It’s a question that just about every English learner has asked: “Are there any English words that have no vowels?”
The answer to this depends what you mean by “vowel” and “word.”
In this article, we explain what vowel means and how English words without vowels can—and do!—exist. We also talk about the examples that some people may or may not believe are actually words.
Are there words with no vowels?
There are two things we mean by the word vowel: a speech sound made with the vocal tract open, or a letter of the alphabet standing for a spoken vowel.
Cwm and crwth do not contain the letters a, e, i, o, u, or y, the usual vowels (that is, the usual symbols that stand for vowel sounds) in English. But in those words the letter w simply serves instead, standing for the same sound that oo stands for in the words boom and booth. Dr., nth (as in “to the nth degree”), and TV also do not contain any vowel symbols, but they, like cwm and crwth, do contain vowel sounds.

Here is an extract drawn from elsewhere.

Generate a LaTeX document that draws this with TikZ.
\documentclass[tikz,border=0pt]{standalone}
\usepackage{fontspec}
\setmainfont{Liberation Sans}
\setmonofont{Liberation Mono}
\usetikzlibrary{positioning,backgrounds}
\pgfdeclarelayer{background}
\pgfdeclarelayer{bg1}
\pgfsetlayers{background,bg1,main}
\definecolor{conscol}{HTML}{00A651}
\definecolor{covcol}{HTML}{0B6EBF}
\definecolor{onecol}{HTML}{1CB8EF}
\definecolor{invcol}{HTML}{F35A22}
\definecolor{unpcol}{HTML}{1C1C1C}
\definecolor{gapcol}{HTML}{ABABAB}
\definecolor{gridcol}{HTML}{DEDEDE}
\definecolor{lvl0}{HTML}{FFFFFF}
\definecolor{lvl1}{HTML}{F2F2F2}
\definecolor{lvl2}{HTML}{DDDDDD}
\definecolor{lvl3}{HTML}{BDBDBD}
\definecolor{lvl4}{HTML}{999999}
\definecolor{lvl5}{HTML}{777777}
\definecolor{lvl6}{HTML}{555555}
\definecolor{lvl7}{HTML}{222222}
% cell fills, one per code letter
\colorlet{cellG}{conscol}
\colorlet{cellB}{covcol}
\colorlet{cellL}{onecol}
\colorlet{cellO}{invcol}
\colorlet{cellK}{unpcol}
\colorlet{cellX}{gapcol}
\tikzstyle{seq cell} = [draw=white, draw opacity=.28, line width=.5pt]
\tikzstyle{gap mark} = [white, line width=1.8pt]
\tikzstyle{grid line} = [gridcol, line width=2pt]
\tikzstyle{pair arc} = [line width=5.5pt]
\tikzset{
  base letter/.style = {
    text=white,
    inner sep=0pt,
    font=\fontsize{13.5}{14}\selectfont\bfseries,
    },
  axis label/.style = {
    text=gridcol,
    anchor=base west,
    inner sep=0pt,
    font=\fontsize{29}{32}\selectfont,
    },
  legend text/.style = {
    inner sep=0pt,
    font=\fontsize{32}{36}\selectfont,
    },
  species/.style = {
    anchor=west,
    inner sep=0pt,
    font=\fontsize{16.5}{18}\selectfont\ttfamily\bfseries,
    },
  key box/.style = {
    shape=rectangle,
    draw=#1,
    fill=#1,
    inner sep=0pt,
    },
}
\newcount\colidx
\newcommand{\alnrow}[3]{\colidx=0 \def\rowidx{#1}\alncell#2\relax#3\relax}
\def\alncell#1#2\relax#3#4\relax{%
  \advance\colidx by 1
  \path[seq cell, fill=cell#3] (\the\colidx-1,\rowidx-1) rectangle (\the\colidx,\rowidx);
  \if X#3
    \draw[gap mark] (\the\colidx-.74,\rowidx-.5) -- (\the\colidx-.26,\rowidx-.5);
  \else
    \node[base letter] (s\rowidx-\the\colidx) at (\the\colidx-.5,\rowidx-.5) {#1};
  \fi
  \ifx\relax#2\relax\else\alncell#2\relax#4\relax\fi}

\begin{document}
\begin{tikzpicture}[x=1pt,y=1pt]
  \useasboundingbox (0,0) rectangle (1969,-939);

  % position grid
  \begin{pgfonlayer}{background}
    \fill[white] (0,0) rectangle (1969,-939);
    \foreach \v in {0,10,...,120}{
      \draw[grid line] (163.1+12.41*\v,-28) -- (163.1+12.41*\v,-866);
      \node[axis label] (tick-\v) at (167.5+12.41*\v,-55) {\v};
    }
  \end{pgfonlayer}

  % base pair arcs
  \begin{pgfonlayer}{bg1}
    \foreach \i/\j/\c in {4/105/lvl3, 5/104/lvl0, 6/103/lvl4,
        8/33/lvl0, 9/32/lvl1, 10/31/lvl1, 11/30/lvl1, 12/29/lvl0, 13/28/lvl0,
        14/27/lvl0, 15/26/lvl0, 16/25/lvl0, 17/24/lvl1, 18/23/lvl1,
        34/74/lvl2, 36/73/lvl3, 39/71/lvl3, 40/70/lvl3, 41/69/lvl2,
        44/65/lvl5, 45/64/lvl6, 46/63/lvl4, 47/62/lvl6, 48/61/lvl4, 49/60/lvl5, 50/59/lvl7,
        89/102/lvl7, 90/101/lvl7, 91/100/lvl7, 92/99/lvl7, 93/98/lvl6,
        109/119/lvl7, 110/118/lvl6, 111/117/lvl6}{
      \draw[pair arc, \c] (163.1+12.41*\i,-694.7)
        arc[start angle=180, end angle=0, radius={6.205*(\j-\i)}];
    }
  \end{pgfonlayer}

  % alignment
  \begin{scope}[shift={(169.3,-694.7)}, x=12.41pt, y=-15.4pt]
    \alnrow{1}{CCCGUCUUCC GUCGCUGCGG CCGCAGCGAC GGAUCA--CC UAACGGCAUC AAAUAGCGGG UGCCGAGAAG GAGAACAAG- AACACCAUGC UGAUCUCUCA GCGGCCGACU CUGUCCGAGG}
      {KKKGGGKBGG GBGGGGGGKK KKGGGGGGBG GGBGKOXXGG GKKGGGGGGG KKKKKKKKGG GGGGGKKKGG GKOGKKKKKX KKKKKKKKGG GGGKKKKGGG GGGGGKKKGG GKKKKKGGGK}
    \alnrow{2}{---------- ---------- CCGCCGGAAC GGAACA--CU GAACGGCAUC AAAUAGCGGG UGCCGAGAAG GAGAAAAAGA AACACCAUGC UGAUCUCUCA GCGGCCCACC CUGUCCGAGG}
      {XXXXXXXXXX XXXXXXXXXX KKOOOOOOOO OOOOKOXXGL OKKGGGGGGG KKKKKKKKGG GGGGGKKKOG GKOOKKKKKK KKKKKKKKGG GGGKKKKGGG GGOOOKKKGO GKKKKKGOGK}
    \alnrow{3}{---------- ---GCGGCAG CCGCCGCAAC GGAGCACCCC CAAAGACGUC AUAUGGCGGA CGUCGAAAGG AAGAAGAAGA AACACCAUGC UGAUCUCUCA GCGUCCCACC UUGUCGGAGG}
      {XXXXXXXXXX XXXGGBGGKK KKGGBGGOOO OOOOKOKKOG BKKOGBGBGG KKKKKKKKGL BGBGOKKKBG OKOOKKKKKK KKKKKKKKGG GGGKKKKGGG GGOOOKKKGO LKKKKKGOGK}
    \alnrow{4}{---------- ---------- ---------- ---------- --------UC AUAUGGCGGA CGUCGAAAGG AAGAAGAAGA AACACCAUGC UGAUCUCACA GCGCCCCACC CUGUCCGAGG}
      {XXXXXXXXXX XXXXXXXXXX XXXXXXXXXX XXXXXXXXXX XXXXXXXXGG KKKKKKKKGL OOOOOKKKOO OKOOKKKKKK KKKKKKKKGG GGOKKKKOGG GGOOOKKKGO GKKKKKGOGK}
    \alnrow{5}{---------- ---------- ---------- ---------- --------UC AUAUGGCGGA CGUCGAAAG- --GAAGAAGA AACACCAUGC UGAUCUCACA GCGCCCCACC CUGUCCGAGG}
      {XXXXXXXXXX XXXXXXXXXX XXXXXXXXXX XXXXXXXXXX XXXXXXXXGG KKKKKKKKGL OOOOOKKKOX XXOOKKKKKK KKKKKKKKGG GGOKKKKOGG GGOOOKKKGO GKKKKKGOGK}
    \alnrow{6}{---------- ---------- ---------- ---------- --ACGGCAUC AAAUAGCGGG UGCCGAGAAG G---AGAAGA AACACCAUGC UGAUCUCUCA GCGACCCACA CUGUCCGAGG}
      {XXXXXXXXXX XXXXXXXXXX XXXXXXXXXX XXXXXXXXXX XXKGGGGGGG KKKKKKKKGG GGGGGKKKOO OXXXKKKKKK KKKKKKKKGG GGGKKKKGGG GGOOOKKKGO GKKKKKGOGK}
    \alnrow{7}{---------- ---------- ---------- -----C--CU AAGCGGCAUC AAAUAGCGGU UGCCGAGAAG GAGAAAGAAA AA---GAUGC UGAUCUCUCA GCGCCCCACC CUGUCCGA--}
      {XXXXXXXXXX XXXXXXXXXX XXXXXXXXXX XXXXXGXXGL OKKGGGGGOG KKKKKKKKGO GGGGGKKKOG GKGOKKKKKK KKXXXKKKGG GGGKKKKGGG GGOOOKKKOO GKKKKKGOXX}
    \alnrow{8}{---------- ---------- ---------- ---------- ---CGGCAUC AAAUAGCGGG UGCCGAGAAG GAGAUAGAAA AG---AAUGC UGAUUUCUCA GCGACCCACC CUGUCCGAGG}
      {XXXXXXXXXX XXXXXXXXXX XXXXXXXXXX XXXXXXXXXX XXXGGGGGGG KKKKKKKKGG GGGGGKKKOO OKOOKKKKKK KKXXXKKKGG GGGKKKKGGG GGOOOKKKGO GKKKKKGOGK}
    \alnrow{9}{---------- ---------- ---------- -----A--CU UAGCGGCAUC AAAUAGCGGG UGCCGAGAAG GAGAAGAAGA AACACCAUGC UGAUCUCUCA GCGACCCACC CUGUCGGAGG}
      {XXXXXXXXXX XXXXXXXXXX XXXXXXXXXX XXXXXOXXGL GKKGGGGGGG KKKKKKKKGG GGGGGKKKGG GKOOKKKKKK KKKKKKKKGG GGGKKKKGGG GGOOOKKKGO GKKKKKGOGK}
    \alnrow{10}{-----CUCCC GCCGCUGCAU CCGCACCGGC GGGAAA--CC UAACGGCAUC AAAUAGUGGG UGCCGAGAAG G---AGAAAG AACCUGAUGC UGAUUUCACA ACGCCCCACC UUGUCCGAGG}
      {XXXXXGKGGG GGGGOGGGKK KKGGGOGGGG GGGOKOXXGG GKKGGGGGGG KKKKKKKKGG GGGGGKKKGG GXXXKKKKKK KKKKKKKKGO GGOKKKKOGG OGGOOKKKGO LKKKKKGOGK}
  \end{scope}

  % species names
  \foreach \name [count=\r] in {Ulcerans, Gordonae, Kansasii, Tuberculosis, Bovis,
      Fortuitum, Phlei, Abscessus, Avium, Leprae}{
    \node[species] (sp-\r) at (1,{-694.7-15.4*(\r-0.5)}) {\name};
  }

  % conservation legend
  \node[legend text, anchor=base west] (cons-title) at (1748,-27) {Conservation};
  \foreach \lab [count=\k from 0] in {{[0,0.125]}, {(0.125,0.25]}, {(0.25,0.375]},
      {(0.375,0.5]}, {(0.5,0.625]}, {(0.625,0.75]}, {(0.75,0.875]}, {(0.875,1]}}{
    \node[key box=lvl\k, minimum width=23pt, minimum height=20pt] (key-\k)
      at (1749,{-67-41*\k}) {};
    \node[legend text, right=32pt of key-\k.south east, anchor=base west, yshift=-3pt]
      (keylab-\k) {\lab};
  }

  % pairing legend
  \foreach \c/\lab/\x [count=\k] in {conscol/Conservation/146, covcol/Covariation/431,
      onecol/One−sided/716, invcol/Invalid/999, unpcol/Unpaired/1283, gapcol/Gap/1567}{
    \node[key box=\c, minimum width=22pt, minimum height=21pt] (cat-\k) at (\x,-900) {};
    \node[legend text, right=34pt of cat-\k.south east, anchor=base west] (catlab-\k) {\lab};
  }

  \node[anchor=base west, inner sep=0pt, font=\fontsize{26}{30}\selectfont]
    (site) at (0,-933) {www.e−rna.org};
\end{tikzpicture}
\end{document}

Shh, psst, and hmm do not have vowels, either vowel symbols or vowel sounds. There is some controversy whether they are in fact “words,” however. But if a word is “the smallest unit of grammar that can stand alone as a complete utterance, separated by spaces in written language and potentially by pauses in speech,” then those do qualify. Psst, though, is the only one that appears in the Oxford English Dictionary.